'''
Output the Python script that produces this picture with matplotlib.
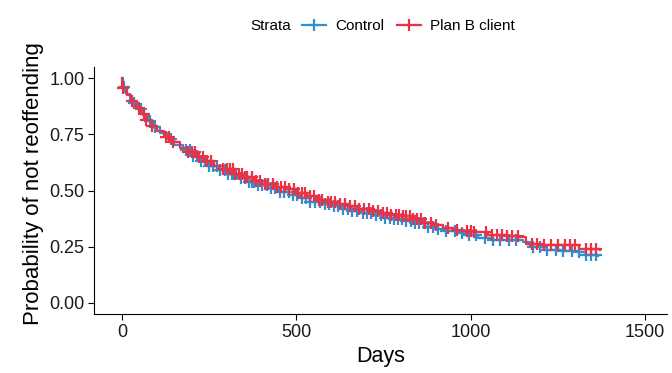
import numpy as np
import matplotlib.pyplot as plt

plt.rcParams['font.family'] = ['Liberation Sans', 'DejaVu Sans']

# Kaplan-Meier step knots (days, survival)
ctrl_t = [0, 2, 12, 22, 32, 45, 60, 75, 90, 110, 130, 150, 175, 200, 225, 250, 275, 300, 330, 360, 390,
          420, 450, 480, 510, 540, 570, 600, 630, 660, 690, 720, 750, 780, 810, 840, 870, 900, 930,
          960, 990, 1020, 1060, 1100, 1150, 1170, 1210, 1260, 1310, 1330, 1365]
ctrl_s = [1.0, 0.96, 0.93, 0.905, 0.89, 0.865, 0.835, 0.81, 0.785, 0.755, 0.73, 0.705, 0.68, 0.655, 0.63,
          0.61, 0.59, 0.575, 0.555, 0.54, 0.525, 0.51, 0.495, 0.48, 0.465, 0.45, 0.44, 0.43, 0.42,
          0.41, 0.40, 0.39, 0.38, 0.375, 0.365, 0.355, 0.34, 0.33, 0.32, 0.31, 0.30, 0.29, 0.28,
          0.28, 0.27, 0.25, 0.235, 0.23, 0.225, 0.215, 0.21]

planb_t = [0, 1, 15, 25, 40, 55, 70, 85, 100, 120, 140, 165, 190, 215, 240, 265, 290, 320, 350, 380,
           410, 440, 470, 500, 530, 560, 590, 620, 650, 680, 710, 740, 770, 800, 830, 860, 890, 920,
           950, 980, 1010, 1050, 1100, 1140, 1160, 1200, 1250, 1310, 1370]
planb_s = [1.0, 0.955, 0.925, 0.90, 0.87, 0.84, 0.815, 0.79, 0.765, 0.74, 0.715, 0.69, 0.67, 0.65, 0.63,
           0.61, 0.595, 0.575, 0.56, 0.545, 0.53, 0.515, 0.505, 0.49, 0.475, 0.46, 0.45, 0.44, 0.43,
           0.42, 0.41, 0.40, 0.39, 0.385, 0.375, 0.355, 0.345, 0.335, 0.325, 0.32, 0.315, 0.30,
           0.298, 0.295, 0.26, 0.258, 0.258, 0.24, 0.236]

# censoring times
ctrl_cens = [5, 35, 55, 80, 95, 140, 185, 195, 205, 215, 228, 238, 250, 262, 272, 280, 295, 305, 315,
             322, 328, 340, 352, 365, 372, 378, 390, 402, 415, 428, 440, 452, 465, 478, 490, 502, 515,
             528, 540, 555, 568, 582, 595, 608, 620, 635, 648, 660, 675, 690, 702, 715, 728, 742,
             755, 768, 780, 792, 804, 816, 828, 840, 852, 865, 878, 892, 905, 930, 955, 975, 995,
             1015, 1040, 1065, 1085, 1110, 1130, 1180, 1200, 1220, 1245, 1265, 1290, 1310, 1330,
             1345, 1360]
planb_cens = [3, 30, 48, 62, 70, 85, 125, 135, 145, 190, 200, 210, 222, 232, 245, 255, 290, 300, 310,
              318, 325, 335, 345, 352, 360, 372, 385, 395, 410, 420, 432, 445, 455, 468, 480, 492,
              505, 515, 525, 540, 552, 565, 575, 590, 600, 612, 625, 640, 655, 668, 680, 695, 708,
              720, 735, 748, 760, 772, 785, 795, 805, 815, 825, 835, 845, 858, 870, 885, 900, 935,
              960, 990, 1000, 1010, 1045, 1060, 1075, 1090, 1105, 1120, 1135, 1175, 1190, 1210,
              1230, 1250, 1270, 1285, 1300, 1330, 1345, 1360]

groups = ['Control', 'Plan B client']
colors = ['#2E8FD3', '#EC3145']

fig = plt.figure(figsize=(6.72, 3.73), dpi=100)
ax = fig.add_axes([0.140, 0.158, 0.853, 0.662])

for name, t, s, cens, c in [(groups[0], ctrl_t, ctrl_s, ctrl_cens, colors[0]),
                            (groups[1], planb_t, planb_s, planb_cens, colors[1])]:
    t = np.array(t)
    s = np.array(s)
    ax.step(t, s, where='post', color=c, lw=1.6, label=name)
    idx = np.searchsorted(t, cens, side='right') - 1
    ax.plot(cens, s[idx], ls='none', marker='+', ms=8, mew=1.6, color=c)

ax.set_xlim(-80, 1564)
ax.set_ylim(-0.05, 1.05)
ax.set_xticks([0, 500, 1000, 1500])
ax.set_yticks([0, 0.25, 0.5, 0.75, 1.0])
ax.set_yticklabels(['0.00', '0.25', '0.50', '0.75', '1.00'])
for sp in ['top', 'right']:
    ax.spines[sp].set_visible(False)
ax.tick_params(labelsize=13, length=4, color='black', labelcolor='#1a1a1a', pad=3)
ax.set_xlabel('Days', fontsize=15.5, labelpad=4)
ax.set_ylabel('Probability of not reoffending', fontsize=16, labelpad=3)
ax.yaxis.set_label_coords(-0.088, 0.53)

fig.text(0.372, 0.930, 'Strata', fontsize=11, va='center')
handles = [plt.Line2D([], [], color=c, lw=1.6, marker='+', ms=9, mew=1.6) for c in colors]
fig.legend(handles, groups, loc='center', bbox_to_anchor=(0.608, 0.930), ncol=2, frameon=False,
           fontsize=11, handlelength=1.6, handletextpad=0.6, columnspacing=0.8)

fig.savefig('out.png', dpi=100)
'''
◆ Problem to work on:
Transcribe the material as is, with images omitted.

◆ Full output:
Output the Python script that produces this picture with matplotlib.
import numpy as np
import matplotlib.pyplot as plt

plt.rcParams['font.family'] = ['Liberation Sans', 'DejaVu Sans']

# Kaplan-Meier step knots (days, survival)
ctrl_t = [0, 2, 12, 22, 32, 45, 60, 75, 90, 110, 130, 150, 175, 200, 225, 250, 275, 300, 330, 360, 390,
          420, 450, 480, 510, 540, 570, 600, 630, 660, 690, 720, 750, 780, 810, 840, 870, 900, 930,
          960, 990, 1020, 1060, 1100, 1150, 1170, 1210, 1260, 1310, 1330, 1365]
ctrl_s = [1.0, 0.96, 0.93, 0.905, 0.89, 0.865, 0.835, 0.81, 0.785, 0.755, 0.73, 0.705, 0.68, 0.655, 0.63,
          0.61, 0.59, 0.575, 0.555, 0.54, 0.525, 0.51, 0.495, 0.48, 0.465, 0.45, 0.44, 0.43, 0.42,
          0.41, 0.40, 0.39, 0.38, 0.375, 0.365, 0.355, 0.34, 0.33, 0.32, 0.31, 0.30, 0.29, 0.28,
          0.28, 0.27, 0.25, 0.235, 0.23, 0.225, 0.215, 0.21]

planb_t = [0, 1, 15, 25, 40, 55, 70, 85, 100, 120, 140, 165, 190, 215, 240, 265, 290, 320, 350, 380,
           410, 440, 470, 500, 530, 560, 590, 620, 650, 680, 710, 740, 770, 800, 830, 860, 890, 920,
           950, 980, 1010, 1050, 1100, 1140, 1160, 1200, 1250, 1310, 1370]
planb_s = [1.0, 0.955, 0.925, 0.90, 0.87, 0.84, 0.815, 0.79, 0.765, 0.74, 0.715, 0.69, 0.67, 0.65, 0.63,
           0.61, 0.595, 0.575, 0.56, 0.545, 0.53, 0.515, 0.505, 0.49, 0.475, 0.46, 0.45, 0.44, 0.43,
           0.42, 0.41, 0.40, 0.39, 0.385, 0.375, 0.355, 0.345, 0.335, 0.325, 0.32, 0.315, 0.30,
           0.298, 0.295, 0.26, 0.258, 0.258, 0.24, 0.236]

# censoring times
ctrl_cens = [5, 35, 55, 80, 95, 140, 185, 195, 205, 215, 228, 238, 250, 262, 272, 280, 295, 305, 315,
             322, 328, 340, 352, 365, 372, 378, 390, 402, 415, 428, 440, 452, 465, 478, 490, 502, 515,
             528, 540, 555, 568, 582, 595, 608, 620, 635, 648, 660, 675, 690, 702, 715, 728, 742,
             755, 768, 780, 792, 804, 816, 828, 840, 852, 865, 878, 892, 905, 930, 955, 975, 995,
             1015, 1040, 1065, 1085, 1110, 1130, 1180, 1200, 1220, 1245, 1265, 1290, 1310, 1330,
             1345, 1360]
planb_cens = [3, 30, 48, 62, 70, 85, 125, 135, 145, 190, 200, 210, 222, 232, 245, 255, 290, 300, 310,
              318, 325, 335, 345, 352, 360, 372, 385, 395, 410, 420, 432, 445, 455, 468, 480, 492,
              505, 515, 525, 540, 552, 565, 575, 590, 600, 612, 625, 640, 655, 668, 680, 695, 708,
              720, 735, 748, 760, 772, 785, 795, 805, 815, 825, 835, 845, 858, 870, 885, 900, 935,
              960, 990, 1000, 1010, 1045, 1060, 1075, 1090, 1105, 1120, 1135, 1175, 1190, 1210,
              1230, 1250, 1270, 1285, 1300, 1330, 1345, 1360]

groups = ['Control', 'Plan B client']
colors = ['#2E8FD3', '#EC3145']

fig = plt.figure(figsize=(6.72, 3.73), dpi=100)
ax = fig.add_axes([0.140, 0.158, 0.853, 0.662])

for name, t, s, cens, c in [(groups[0], ctrl_t, ctrl_s, ctrl_cens, colors[0]),
                            (groups[1], planb_t, planb_s, planb_cens, colors[1])]:
    t = np.array(t)
    s = np.array(s)
    ax.step(t, s, where='post', color=c, lw=1.6, label=name)
    idx = np.searchsorted(t, cens, side='right') - 1
    ax.plot(cens, s[idx], ls='none', marker='+', ms=8, mew=1.6, color=c)

ax.set_xlim(-80, 1564)
ax.set_ylim(-0.05, 1.05)
ax.set_xticks([0, 500, 1000, 1500])
ax.set_yticks([0, 0.25, 0.5, 0.75, 1.0])
ax.set_yticklabels(['0.00', '0.25', '0.50', '0.75', '1.00'])
for sp in ['top', 'right']:
    ax.spines[sp].set_visible(False)
ax.tick_params(labelsize=13, length=4, color='black', labelcolor='#1a1a1a', pad=3)
ax.set_xlabel('Days', fontsize=15.5, labelpad=4)
ax.set_ylabel('Probability of not reoffending', fontsize=16, labelpad=3)
ax.yaxis.set_label_coords(-0.088, 0.53)

fig.text(0.372, 0.930, 'Strata', fontsize=11, va='center')
handles = [plt.Line2D([], [], color=c, lw=1.6, marker='+', ms=9, mew=1.6) for c in colors]
fig.legend(handles, groups, loc='center', bbox_to_anchor=(0.608, 0.930), ncol=2, frameon=False,
           fontsize=11, handlelength=1.6, handletextpad=0.6, columnspacing=0.8)

fig.savefig('out.png', dpi=100)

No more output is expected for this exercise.